Politicians of all persuasions have jumped in to fix the Friant-Kern Canal “sag,” which has severely reduced the canal’s ability to carry a full load of water in recent years.
Congressman TJ Cox (D-Fresno) introduced H.R. 5316 on Friday. It would provide $200 million to fix the canal, which brings water 152 miles from Millerton Lake to farms and towns along the east side of the San Joaquin Valley ending in Kern County.
The sag, caused by groundwater over pumping, is most pronounced near the Pixley area. Subsidence has cut the canal’s capacity by 60 percent. That is especially problematic in big water years, such as last year, when water managers would have been able to bring excess water into their districts to recharge the depleted aquifer.
Instead, the Friant-Kern could only bring a fraction of available water.
Two hundred million is about half what’s needed to fully repair the canal. It’s unclear where the remainder would come from.
Cox’s bill joins a growing number of efforts to fix the canal.
The Trump administration announced earlier last week it was beginning an environmental study of fixing the 33-mile section of the canal. A scoping meeting is set for 5:30 p.m. Dec. 18 at the Sequoia National Forest office in Porterville.
And State Sen. Melissa Hurtado (D-Sanger) has said she will try again with SB 559, which would have provided $400 million to fix the canal, in the 2020 California Legislative session.
While there may be political will, support from the public has been lacking.

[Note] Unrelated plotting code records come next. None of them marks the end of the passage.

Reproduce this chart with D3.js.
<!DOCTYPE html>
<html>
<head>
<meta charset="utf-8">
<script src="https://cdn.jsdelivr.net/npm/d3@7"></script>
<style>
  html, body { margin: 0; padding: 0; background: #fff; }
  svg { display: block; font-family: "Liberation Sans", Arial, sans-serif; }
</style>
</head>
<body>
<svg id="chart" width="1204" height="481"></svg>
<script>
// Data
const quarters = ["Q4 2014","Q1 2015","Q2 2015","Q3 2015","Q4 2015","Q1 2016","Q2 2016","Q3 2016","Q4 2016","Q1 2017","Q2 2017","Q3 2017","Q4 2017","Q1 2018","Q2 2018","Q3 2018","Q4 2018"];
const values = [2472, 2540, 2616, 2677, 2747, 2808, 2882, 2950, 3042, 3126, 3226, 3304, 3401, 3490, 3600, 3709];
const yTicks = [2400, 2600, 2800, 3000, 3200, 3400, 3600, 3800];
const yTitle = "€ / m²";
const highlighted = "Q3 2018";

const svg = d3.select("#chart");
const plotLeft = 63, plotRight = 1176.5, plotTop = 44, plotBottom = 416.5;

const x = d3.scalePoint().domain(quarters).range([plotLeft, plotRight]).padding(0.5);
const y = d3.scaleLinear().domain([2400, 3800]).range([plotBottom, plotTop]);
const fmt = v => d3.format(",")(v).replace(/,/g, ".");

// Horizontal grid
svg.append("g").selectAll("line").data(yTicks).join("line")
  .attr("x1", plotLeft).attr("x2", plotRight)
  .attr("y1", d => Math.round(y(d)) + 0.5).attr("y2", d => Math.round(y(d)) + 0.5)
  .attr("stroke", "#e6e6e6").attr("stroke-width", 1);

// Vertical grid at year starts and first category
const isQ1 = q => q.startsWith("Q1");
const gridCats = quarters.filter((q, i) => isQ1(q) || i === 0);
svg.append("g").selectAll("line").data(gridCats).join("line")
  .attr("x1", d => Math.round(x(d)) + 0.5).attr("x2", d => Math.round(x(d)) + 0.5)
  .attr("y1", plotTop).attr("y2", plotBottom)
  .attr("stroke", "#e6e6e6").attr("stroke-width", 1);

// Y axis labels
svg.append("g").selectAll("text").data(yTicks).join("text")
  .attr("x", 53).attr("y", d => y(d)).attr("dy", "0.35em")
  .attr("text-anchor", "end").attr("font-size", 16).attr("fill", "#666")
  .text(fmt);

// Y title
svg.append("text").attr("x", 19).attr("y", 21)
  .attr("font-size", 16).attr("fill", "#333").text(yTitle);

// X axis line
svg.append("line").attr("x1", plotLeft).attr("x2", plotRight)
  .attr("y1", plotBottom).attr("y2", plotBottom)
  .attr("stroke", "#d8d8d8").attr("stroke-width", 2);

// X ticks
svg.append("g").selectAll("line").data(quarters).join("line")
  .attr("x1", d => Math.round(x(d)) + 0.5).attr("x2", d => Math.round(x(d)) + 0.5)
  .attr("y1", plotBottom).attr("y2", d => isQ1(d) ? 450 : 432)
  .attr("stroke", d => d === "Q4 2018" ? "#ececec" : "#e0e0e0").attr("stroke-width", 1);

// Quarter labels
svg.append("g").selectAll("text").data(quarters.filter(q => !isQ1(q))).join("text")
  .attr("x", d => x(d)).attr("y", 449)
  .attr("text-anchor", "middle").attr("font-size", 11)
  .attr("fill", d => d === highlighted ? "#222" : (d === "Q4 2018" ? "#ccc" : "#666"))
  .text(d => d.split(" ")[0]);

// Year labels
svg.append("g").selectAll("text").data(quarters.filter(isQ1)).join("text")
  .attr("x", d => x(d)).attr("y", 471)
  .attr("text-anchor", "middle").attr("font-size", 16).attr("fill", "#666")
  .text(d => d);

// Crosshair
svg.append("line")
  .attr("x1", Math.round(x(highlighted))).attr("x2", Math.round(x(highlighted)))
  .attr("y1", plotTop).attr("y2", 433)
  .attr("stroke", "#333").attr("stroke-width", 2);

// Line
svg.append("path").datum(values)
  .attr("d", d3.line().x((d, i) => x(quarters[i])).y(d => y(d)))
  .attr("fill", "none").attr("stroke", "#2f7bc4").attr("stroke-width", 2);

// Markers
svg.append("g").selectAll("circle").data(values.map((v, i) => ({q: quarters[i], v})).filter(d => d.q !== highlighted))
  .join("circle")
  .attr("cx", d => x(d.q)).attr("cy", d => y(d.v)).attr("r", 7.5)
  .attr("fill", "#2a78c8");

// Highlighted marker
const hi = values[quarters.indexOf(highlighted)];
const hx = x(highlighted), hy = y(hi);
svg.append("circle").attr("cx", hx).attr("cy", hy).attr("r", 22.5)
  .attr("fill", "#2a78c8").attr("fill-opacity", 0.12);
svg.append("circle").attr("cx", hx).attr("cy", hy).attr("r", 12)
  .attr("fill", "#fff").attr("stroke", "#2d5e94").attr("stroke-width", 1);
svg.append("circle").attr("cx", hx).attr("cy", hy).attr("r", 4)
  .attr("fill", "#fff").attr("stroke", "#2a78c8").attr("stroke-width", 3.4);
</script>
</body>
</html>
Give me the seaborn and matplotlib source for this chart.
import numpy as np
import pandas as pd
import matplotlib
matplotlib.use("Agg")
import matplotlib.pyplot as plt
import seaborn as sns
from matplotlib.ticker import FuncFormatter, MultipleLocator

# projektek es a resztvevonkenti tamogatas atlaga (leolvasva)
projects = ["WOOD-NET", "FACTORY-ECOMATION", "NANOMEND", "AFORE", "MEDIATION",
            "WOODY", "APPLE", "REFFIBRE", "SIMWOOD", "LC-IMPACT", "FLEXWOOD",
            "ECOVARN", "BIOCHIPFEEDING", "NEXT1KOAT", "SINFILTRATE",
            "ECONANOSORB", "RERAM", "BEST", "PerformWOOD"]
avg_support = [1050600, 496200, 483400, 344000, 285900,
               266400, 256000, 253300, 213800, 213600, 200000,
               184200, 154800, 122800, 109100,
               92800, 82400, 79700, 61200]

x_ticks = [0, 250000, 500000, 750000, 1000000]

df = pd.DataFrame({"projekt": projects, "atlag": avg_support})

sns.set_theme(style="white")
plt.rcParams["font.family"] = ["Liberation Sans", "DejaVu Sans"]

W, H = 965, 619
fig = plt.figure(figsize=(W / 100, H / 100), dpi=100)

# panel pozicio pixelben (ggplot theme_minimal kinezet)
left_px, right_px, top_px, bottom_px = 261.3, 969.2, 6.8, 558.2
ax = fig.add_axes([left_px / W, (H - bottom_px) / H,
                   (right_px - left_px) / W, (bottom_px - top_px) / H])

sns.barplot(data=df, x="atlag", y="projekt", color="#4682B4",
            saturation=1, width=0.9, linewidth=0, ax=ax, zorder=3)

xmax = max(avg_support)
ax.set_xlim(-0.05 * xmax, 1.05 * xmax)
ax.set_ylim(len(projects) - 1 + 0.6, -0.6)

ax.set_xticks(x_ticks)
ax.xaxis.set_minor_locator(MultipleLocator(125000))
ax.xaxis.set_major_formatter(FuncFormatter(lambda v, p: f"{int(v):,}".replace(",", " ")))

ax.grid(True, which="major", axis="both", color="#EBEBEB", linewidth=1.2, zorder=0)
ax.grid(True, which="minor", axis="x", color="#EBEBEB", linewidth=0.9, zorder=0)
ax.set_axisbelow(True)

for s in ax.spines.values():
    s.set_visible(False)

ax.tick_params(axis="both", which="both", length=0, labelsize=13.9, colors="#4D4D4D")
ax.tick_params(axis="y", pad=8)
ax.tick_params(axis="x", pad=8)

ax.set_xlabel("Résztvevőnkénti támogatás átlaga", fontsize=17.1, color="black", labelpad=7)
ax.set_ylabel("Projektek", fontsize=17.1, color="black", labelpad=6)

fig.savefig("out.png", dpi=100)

Proposition 3, a nearly $9 billion catch-all water bond, was defeated in 2018, the first time a water bond had lost at the polls in nearly 30 years. It would have allocated $750 million to the Friant Water Authority, which operates the Friant-Kern Canal. The canal is owned by the Bureau of Reclamation as part of the federal Central Valley Project.
Voters rejected Prop. 3 for a number of reasons, but there was a great deal of opposition to paying for the Friant-Kern Canal fix on behalf of farmers who were perceived as the ones who broke it in the first place. Farmers and water managers countered that the excessive groundwater pumping that caused the subsidence was by growers who don’t get surface water from the Friant system.
Since the Prop. 3 failure, Friant contractors have looked to the federal government for ways to fund a fix and praised Cox’s bill
“This bill would provide additional federal authorization to help restore the conveyance capacity of the Friant-Kern Canal, that is desperately needed to achieve long-term sustainability in the valley,” Jason Phillips, general manager of the Friant Water Authority was quoted in a press release from Cox’s office.
He hoped for quick approval, which would be helpful for area water managers working to comply with California’s Sustainable Groundwater Management Act. SGMA requires that managers find ways to either increase aquifer recharge or reduce demand. Reducing demand could mean fallowing hundreds of thousands of acres of farmland.
So, every drop in the Friant-Kern Canal counts.